Ho‘oikaika-Blas, whose home was one of the first to be burned down, said her daughters only had time to pack their uniforms and school supplies before evacuating. She thanked Patrick for helping them take home supplies and other items.

“I keep bragging to everybody about the list,” Ho‘oikaika-Blas said, noting that her daughters were able to receive everything they needed to return to school. “This is literally another store for us. I hadn’t even looked at school supplies with everything going on. They were able to get everything they needed at the store. Socks, belt, and supplies. They even got a new backpack for their cousin, who had to switch schools from Lāhainā to Paia.”

Other supplies provided to impacted families included over two dozen laptops and chargers for haumāna and their ‘ohana. All students who lost their laptop to the fires were given new ones and families could also request laptops for their other children and for work.

Māhele luna (Grades 6-8) haumāna (from left): LilyAnn Ancog, Taleah Toshikiyo, Madison Nakihei and Kayson Maielua hold laptops provided to them and their ‘ohana.

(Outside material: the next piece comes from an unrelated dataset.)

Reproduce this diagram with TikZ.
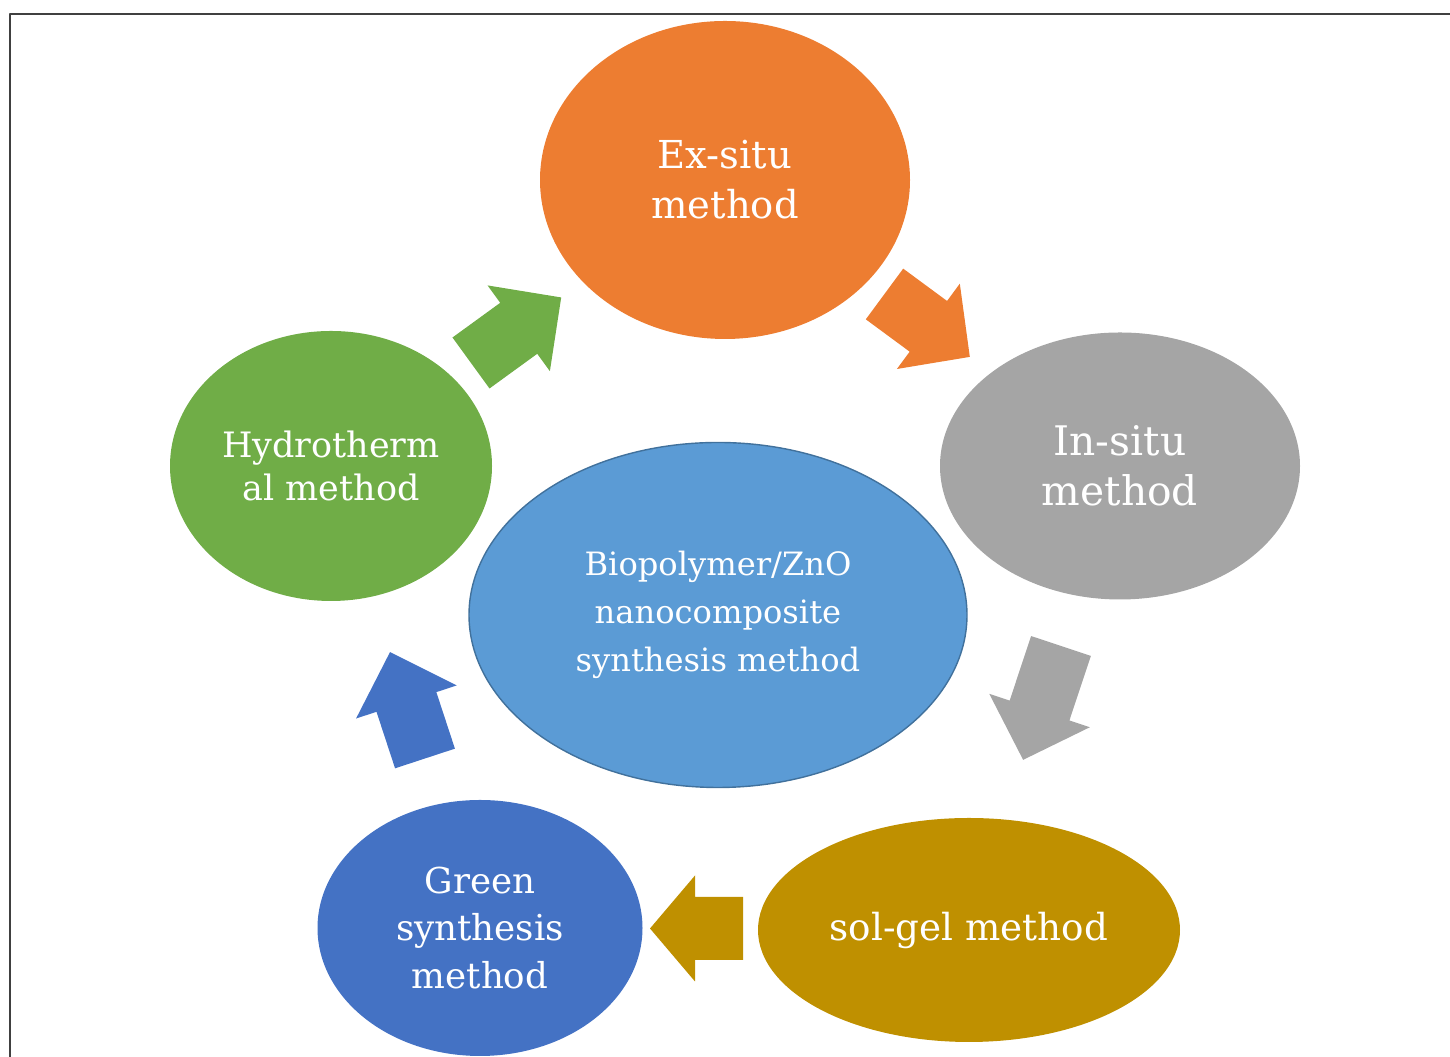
\documentclass[tikz,border=0pt]{standalone}
\usepackage{fontspec}
\setmainfont{DejaVu Serif}
\usetikzlibrary{shapes.geometric}
\definecolor{exorange}{HTML}{ED7D31}
\definecolor{ingray}{HTML}{A5A5A5}
\definecolor{hydgreen}{HTML}{70AD47}
\definecolor{corefill}{HTML}{5B9BD5}
\definecolor{coreline}{HTML}{41719C}
\definecolor{solgold}{HTML}{BF9000}
\definecolor{grnblue}{HTML}{4472C4}
% block arrow: colour, tail centre, angle, length, head length
\newcommand{\blockarrow}[5]{%
  \fill[#1,shift={(#2)},rotate=#3] (0,-0.63) -- (#4-#5,-0.63) -- (#4-#5,-1.06) -- (#4,0)
    -- (#4-#5,1.06) -- (#4-#5,0.63) -- (0,0.63) -- cycle;}

\begin{document}
\begin{tikzpicture}[line cap=round,line join=round,x=1cm,y=1cm,
    method/.style={ellipse,inner sep=0pt,text=white,align=center}]
    \useasboundingbox (0,0) rectangle (29,21.14);
    % frame
    \draw [line width=1.6pt,color=black!75] (0.2,0) -- (0.2,20.86) -- (29,20.86);
    % methods
    \node [method,fill=exorange,minimum width=7.4cm,minimum height=6.36cm,
        font=\fontsize{21.9}{28.5}\selectfont] (exsitu) at (14.5,17.54) {Ex-situ\\method};
    \node [method,fill=ingray,minimum width=7.2cm,minimum height=5.34cm,
        font=\fontsize{23.2}{28.5}\selectfont] (insitu) at (22.4,11.82) {In-situ\\method};
    \node [method,fill=hydgreen,minimum width=6.44cm,minimum height=5.4cm,
        font=\fontsize{19.9}{24.5}\selectfont] (hydro) at (6.62,11.82) {Hydrotherm\\al method};
    \node [method,fill=corefill,draw=coreline,line width=0.8pt,minimum width=9.96cm,minimum height=6.9cm,
        font=\fontsize{18.3}{27.3}\selectfont] (core) at (14.36,8.84) {Biopolymer/ZnO\\nanocomposite\\synthesis method};
    \node [method,fill=solgold,minimum width=8.44cm,minimum height=4.48cm,
        font=\fontsize{21.2}{26}\selectfont] (solgel) at (19.38,2.54) {sol-gel method};
    \node [method,fill=grnblue,minimum width=6.5cm,minimum height=5.12cm,
        font=\fontsize{20.3}{26.8}\selectfont] (green) at (9.6,2.58) {Green\\synthesis\\method};
    % arrows
    \blockarrow{hydgreen}{9.42,13.88}{36}{2.23}{1.05}
    \blockarrow{exorange}{17.69,15.26}{-36.4}{2.12}{1.03}
    \blockarrow{ingray}{21.22,8.22}{-108.4}{2.4}{1.04}
    \blockarrow{solgold}{14.86,2.57}{180}{1.86}{0.9}
    \blockarrow{grnblue}{8.5,5.97}{108.2}{2.24}{1.05}
\end{tikzpicture}
\end{document}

KS Maui Kahana parent Jeeyun Lee said her home was spared in the fire, but her husband and sixth-grade son, Kaimakana Lum, were displaced and without electricity, internet or phone reception for two weeks. She said the school provided her a laptop and mobile Wifi device for her family and to help her continue working.

“I was just really grateful for the reach out and the coordination KS did to look out for their community,” she said, noting that this is her son’s first year at the school. “It was just the ease of mind and having his needs taken care of. Kids are so resilient. He’s just happy having friends, and he talks about lunch every day. That part of his life is very consistent and I’m beyond grateful amidst the chaos in the community.”

Ho‘oikaika-Blas also appreciated the stability school has provided to her daughters, particularly her youngest, Irie.

“She started her sixth-grade year with Covid and is now starting freshman year with her house burning down,” the mother said. “I’m trying to make her life as normal as possible.”

Ho‘oikaika-Blas said their family has stayed in a different place every week since losing their home. Despite the challenges, though, she said her daughters have persevered.

“I see my kids are more eager and willing and attentive and want to come home and do their homework because of all the support they've received,” she said. “It’s really made them work harder because they’re appreciative of all the school is doing.”

KS Maui Lahaina parent Ahlea Ho‘oikaika-Blas and ‘ohana look over Lahaina following the Aug. 8 wildfires before leaving to stay in Waiehu.

KS Maui juniors (from right) Karissa Chapman, Sydney Dubach and Reece Dean organize clothes for families impacted by the wildfires at the Keōpūolani Hale as part of their entrepreneurship class.

KS Maui parent alumni relations manager Lokelani Patrick takes inventory of laptops for impacted haumāna and their ‘ohana.

KS Maui operations staff (from left): Troy Ritte, Darrell Ines and Thor Akre push a palette of water into Keōpūolani Hale for families without safe drinking water.